Yvonne Elet spoke about change at Matthew Vassar’s estate Springside, designed by Andrew Jackson Downing, a National Historic Landmark renowned as his only largely intact surviving landscape. She outlined three key initiatives including Springside 2.0, to address the site’s infrastructure and bolster public awareness. “We are gimlet-eyed and daunted by the challenges ahead,” said Elet, but the site’s vitality can no longer be about its special status or its past. It must be about people continuously using it—just as Matthew Vassar intended. Dovetailing her talk, the Jenrette Foundation’s Director of Operations, Joseph Beatty, spoke about the Occaneechee Trail, also known as the Great Trading Path, an exceptionally important cultural and historic landscape at Ayr Mount that embodies centuries of Indigenous mobility, commerce, diplomacy, and settlement patterns. The remnant of the trail at Ayr Mount demonstrates how historic landscapes can preserve layers of human activity across centuries—revealing interconnected histories and requiring an interdisciplinary approach to understanding them.
Laurie Dahlberg from Bard College spoke about Montgomery Place, influenced by generations of the Livingston family and later stewarded by Bard College, representing a familiar story about the transition from private ownership to institutional ownership.
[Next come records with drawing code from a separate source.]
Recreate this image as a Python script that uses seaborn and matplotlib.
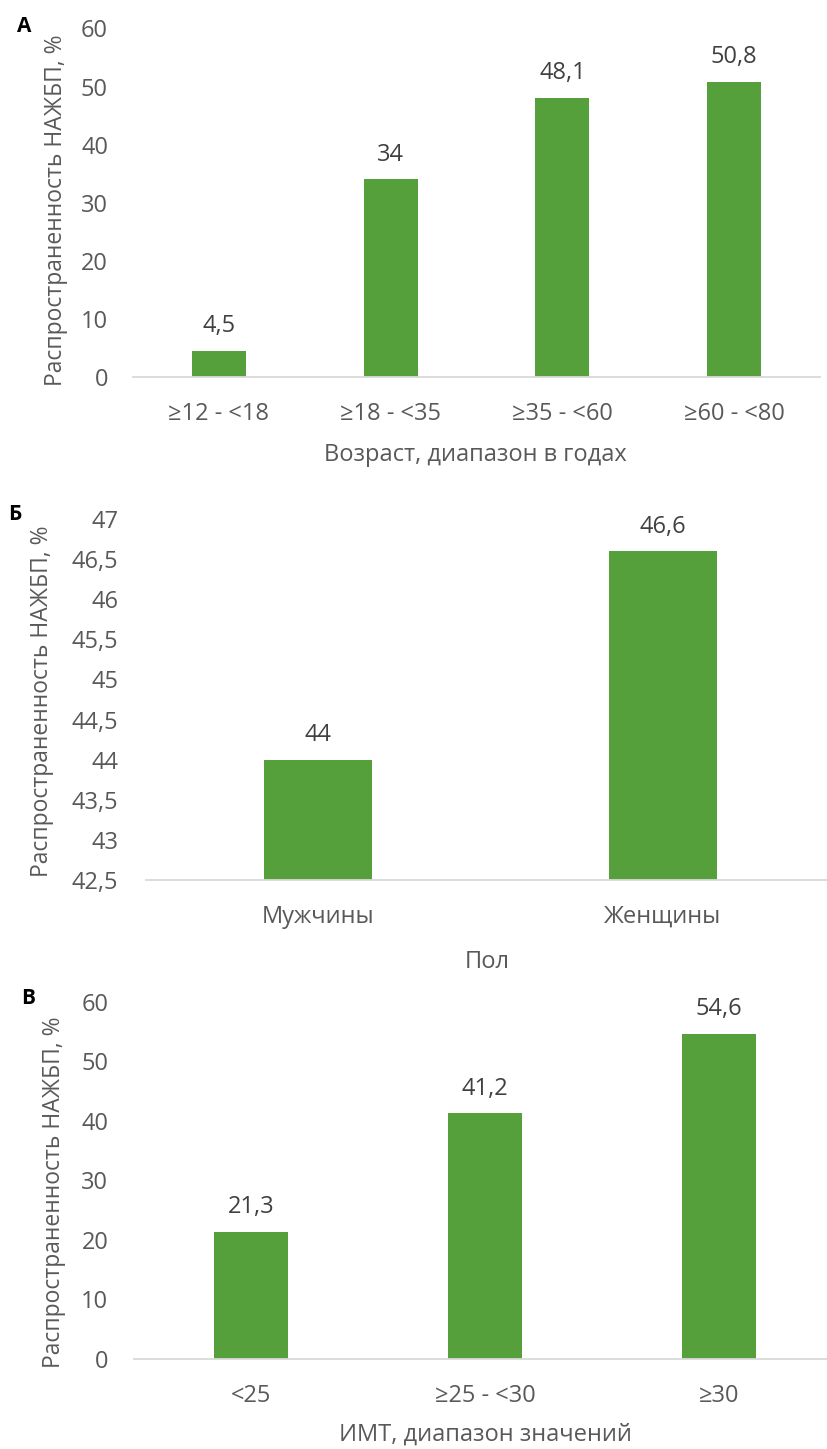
import matplotlib
matplotlib.use("Agg")
import matplotlib.pyplot as plt
from matplotlib.ticker import FuncFormatter, MultipleLocator
import seaborn as sns
import pandas as pd

# Prevalence of NAFLD by age, sex and BMI
age_groups = ["≥12 - <18", "≥18 - <35", "≥35 - <60", "≥60 - <80"]
age_values = [4.5, 34, 48.1, 50.8]

sex_groups = ["Мужчины", "Женщины"]
sex_values = [44, 46.6]

bmi_groups = ["<25", "≥25 - <30", "≥30"]
bmi_values = [21.3, 41.2, 54.6]

panel_letters = ["А", "Б", "В"]
y_title = "Распространенность НАЖБП, %"
x_titles = ["Возраст, диапазон в годах", "Пол", "ИМТ, диапазон значений"]

sns.set_theme(style="white")
plt.rcParams["font.family"] = ["Open Sans", "DejaVu Sans"]

BAR = "#55A03A"
TICK = "#595959"
LABEL = "#404040"
AXIS = "#D9D9D9"
FS = 17

W, H = 827, 1449
fig = plt.figure(figsize=(W / 100, H / 100), dpi=100)


def px_axes(left, right, top, bottom):
    return fig.add_axes([left / W, 1 - bottom / H, (right - left) / W, (bottom - top) / H])


def comma(v, _pos=None):
    return f"{v:g}".replace(".", ",")


panels = [
    dict(cats=age_groups, vals=age_values, box=(133, 820, 28.4, 377), ylim=(0, 60), step=10,
         ypad=18, xlab=(0.498, -0.224), ylab=(-0.112, 0.479), letter=(24, 27)),
    dict(cats=sex_groups, vals=sex_values, box=(145.5, 835.5, 519, 880), ylim=(42.5, 47), step=0.5,
         ypad=19.5, xlab=(0.496, -0.227), ylab=(-0.150, 0.495), letter=(15, 515)),
    dict(cats=bmi_groups, vals=bmi_values, box=(134, 836, 1001.7, 1358.5), ylim=(0, 60), step=10,
         ypad=18.5, xlab=(0.5, -0.214), ylab=(-0.114, 0.467), letter=(28, 998)),
]

for i, p in enumerate(panels):
    ax = px_axes(*p["box"])
    df = pd.DataFrame({"group": p["cats"], "value": p["vals"]})
    sns.barplot(data=df, x="group", y="value", order=p["cats"], color=BAR,
                saturation=1, width=0.315, ax=ax, linewidth=0)
    n = len(p["cats"])
    ax.set_xlim(-0.5, n - 0.5)
    ax.set_ylim(*p["ylim"])
    ax.yaxis.set_major_locator(MultipleLocator(p["step"]))
    ax.yaxis.set_major_formatter(FuncFormatter(comma))

    for side in ("left", "top", "right"):
        ax.spines[side].set_visible(False)
    ax.spines["bottom"].set_color(AXIS)
    ax.spines["bottom"].set_linewidth(1.3)
    ax.grid(False)

    ax.tick_params(axis="both", length=0, labelsize=FS, labelcolor=TICK)
    ax.tick_params(axis="y", pad=p["ypad"])
    ax.tick_params(axis="x", pad=18)

    ax.bar_label(ax.containers[0], labels=[comma(v) for v in p["vals"]],
                 padding=9, fontsize=FS, color=LABEL)

    ax.set_xlabel(x_titles[i], fontsize=FS, color=TICK, va="center")
    ax.xaxis.set_label_coords(*p["xlab"])
    ax.set_ylabel(y_title, fontsize=16.5, color=TICK, va="center")
    ax.yaxis.set_label_coords(*p["ylab"])

    lx, ly = p["letter"]
    fig.text(lx / W, 1 - ly / H, panel_letters[i], fontsize=15, fontweight="bold",
             color="black", ha="center", va="center")

fig.savefig("out.png", dpi=100, facecolor="white")
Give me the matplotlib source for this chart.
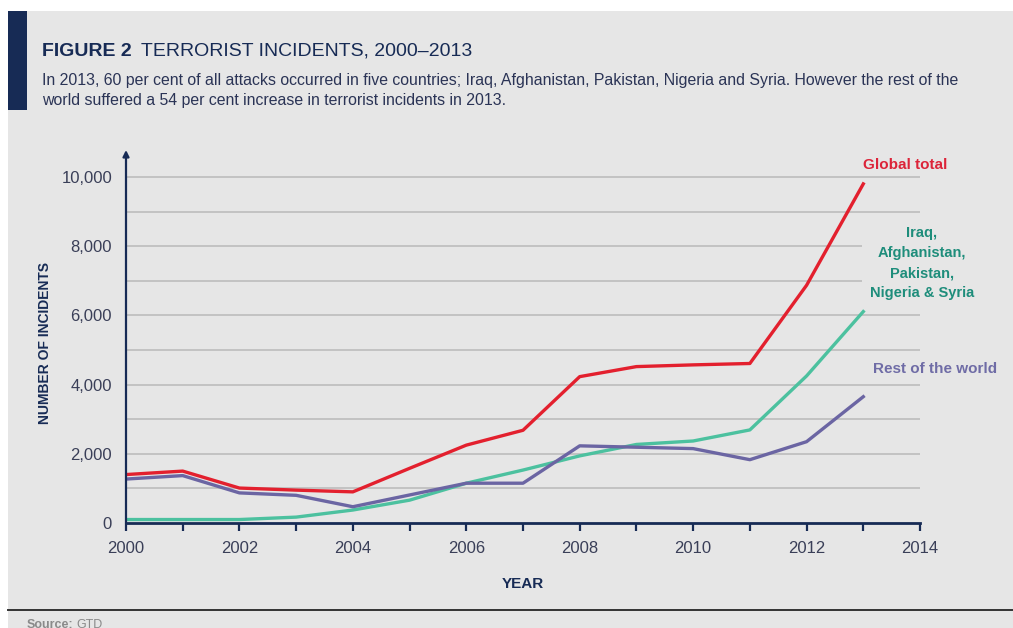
#!/usr/bin/env python3
"""Figure 2: terrorist incidents, 2000-2013 (GTD)."""

import matplotlib

matplotlib.use("Agg")
import matplotlib.pyplot as plt
from matplotlib.patches import Rectangle
from matplotlib.lines import Line2D

plt.rcParams["font.family"] = ["Liberation Sans", "DejaVu Sans"]

YEARS = list(range(2000, 2014))
GLOBAL_TOTAL = [1400, 1500, 1010, 950, 900, 1580, 2250, 2680, 4230, 4520,
                4570, 4610, 6870, 9800]
FIVE_COUNTRIES = [100, 100, 100, 170, 375, 660, 1150, 1530, 1940, 2270,
                  2370, 2690, 4250, 6110]
REST_OF_WORLD = [1270, 1370, 870, 800, 470, 810, 1150, 1150, 2230, 2190,
                 2150, 1830, 2350, 3650]
X_TICKS = list(range(2000, 2015, 2))
Y_TICKS = [0, 2000, 4000, 6000, 8000, 10000]

W, H = 1013, 628
NAVY = "#172b55"
TEXT = "#3a3f58"
RED = "#e3202e"
TEAL = "#4cc19f"
PURPLE = "#6b65a3"
BG = "#e6e6e6"


def fx(px):
    return px / W


def fy(py):
    return 1 - py / H


fig = plt.figure(figsize=(W / 100, H / 100), dpi=100, facecolor="white")

# panel background, side bar and bottom rule
fig.patches.append(Rectangle((fx(8), 0), 1 - fx(8), fy(11), transform=fig.transFigure,
                             facecolor=BG, edgecolor="none", zorder=-10))
fig.patches.append(Rectangle((fx(8), fy(110)), fx(19), fy(11) - fy(110),
                             transform=fig.transFigure, facecolor=NAVY,
                             edgecolor="none", zorder=-9))
fig.lines.append(Line2D([fx(8), 1], [fy(610), fy(610)], transform=fig.transFigure,
                        color="#333333", lw=1.4, zorder=-8))

fig.text(fx(42), fy(51), "FIGURE 2", fontsize=14, fontweight="bold",
         color=NAVY, va="center")
fig.text(fx(141), fy(51), "TERRORIST INCIDENTS, 2000\u20132013", fontsize=14,
         color=NAVY, va="center")
fig.text(fx(42), fy(80),
         "In 2013, 60 per cent of all attacks occurred in five countries; Iraq, "
         "Afghanistan, Pakistan, Nigeria and Syria. However the rest of the",
         fontsize=11.4, color="#2b3456", va="center")
fig.text(fx(42), fy(100),
         "world suffered a 54 per cent increase in terrorist incidents in 2013.",
         fontsize=11.4, color="#2b3456", va="center")
fig.text(fx(27), fy(625), "Source:", fontsize=9, fontweight="bold",
         color="#8a8a8a", va="center")
fig.text(fx(76), fy(625), "GTD", fontsize=9, color="#8a8a8a", va="center")

ymax = 10780
ax = fig.add_axes([fx(126), fy(523), fx(920) - fx(126), fy(150) - fy(523)])
ax.set_facecolor("none")
ax.set_xlim(2000, 2014)
ax.set_ylim(0, ymax)

for v in range(1000, 11000, 1000):
    ax.axhline(v, color="#b9b9b9", lw=1.1, zorder=1)

ax.plot(YEARS, FIVE_COUNTRIES, color=TEAL, lw=2.4, zorder=3)
ax.plot(YEARS, REST_OF_WORLD, color=PURPLE, lw=2.4, zorder=3)
ax.plot(YEARS, GLOBAL_TOTAL, color=RED, lw=2.4, zorder=4)

for s in ["top", "right", "left"]:
    ax.spines[s].set_visible(False)
ax.spines["bottom"].set_color(NAVY)
ax.spines["bottom"].set_linewidth(2)
ax.spines["bottom"].set_zorder(5)
ax.annotate("", xy=(0, 1), xytext=(0, 0), xycoords="axes fraction",
            arrowprops=dict(arrowstyle="-|>", color=NAVY, lw=1.6,
                            mutation_scale=9, shrinkA=0, shrinkB=0),
            zorder=6)

ax.set_xticks(X_TICKS)
ax.set_xticks(YEARS, minor=True)
ax.set_xticklabels([str(t) for t in X_TICKS])
ax.set_yticks(Y_TICKS)
ax.set_yticklabels([f"{t:,}" for t in Y_TICKS])
ax.tick_params(axis="x", which="both", direction="out", length=6, width=1.6,
               color=NAVY, labelsize=12, labelcolor=TEXT, pad=7)
ax.tick_params(axis="y", length=0, labelsize=12, labelcolor=TEXT, pad=10)

ax.set_xlabel("YEAR", fontsize=11, fontweight="bold", color=NAVY, labelpad=15)
fig.text(fx(45), fy(343), "NUMBER OF INCIDENTS", rotation=90, fontsize=10,
         fontweight="bold", color=NAVY, ha="center", va="center")

# series labels
fig.text(fx(905), fy(165), "Global total", fontsize=11, fontweight="bold",
         color="#dc2439", ha="center", va="center")
fig.text(fx(922), fy(263), "Iraq,\nAfghanistan,\nPakistan,\nNigeria & Syria",
         fontsize=10.5, fontweight="bold", color="#1e8d7b", ha="center",
         va="center", linespacing=1.55,
         bbox=dict(facecolor=BG, edgecolor="none", pad=6), zorder=5)
fig.text(fx(935), fy(369), "Rest of the world", fontsize=11, fontweight="bold",
         color="#6f6ca6", ha="center", va="center")

fig.savefig("out.png", dpi=100, facecolor=fig.get_facecolor())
The story includes generations of enslaved workers in light of the complicated history of emancipation in New York State. But, the site also includes some unfamiliar stories about enslaved workers who seasonally accompanied the Livingstons north from New Orleans to work alongside emancipated workers at Montgomery Place. How do we interpret spaces such as the kitchen where they would labor side by side, Dahlberg asked—a question that Bard is attempting to answer. She also asked more broadly about modes of interpretation, especially in the surrounding landscape, to leverage both CLRs and unconventional approaches like playwriting to reveal histories and make room for public engagement.
The convening offered something increasingly rare: the opportunity to test ideas alongside peers who do not share the same assumptions. It offers a space to influence curricula, to shape professional standards, and perhaps to develop a sharper vocabulary—one that clarifies without constraining, and connects without flattening disciplinary difference. The day ended with momentum for new collaborations, new questions, and renewed commitment to landscapes as dynamic cultural texts whose reception by landscape researchers and visitors alike are part of the story. Networks are infrastructure. Language might be problematic, but conversation is methodology.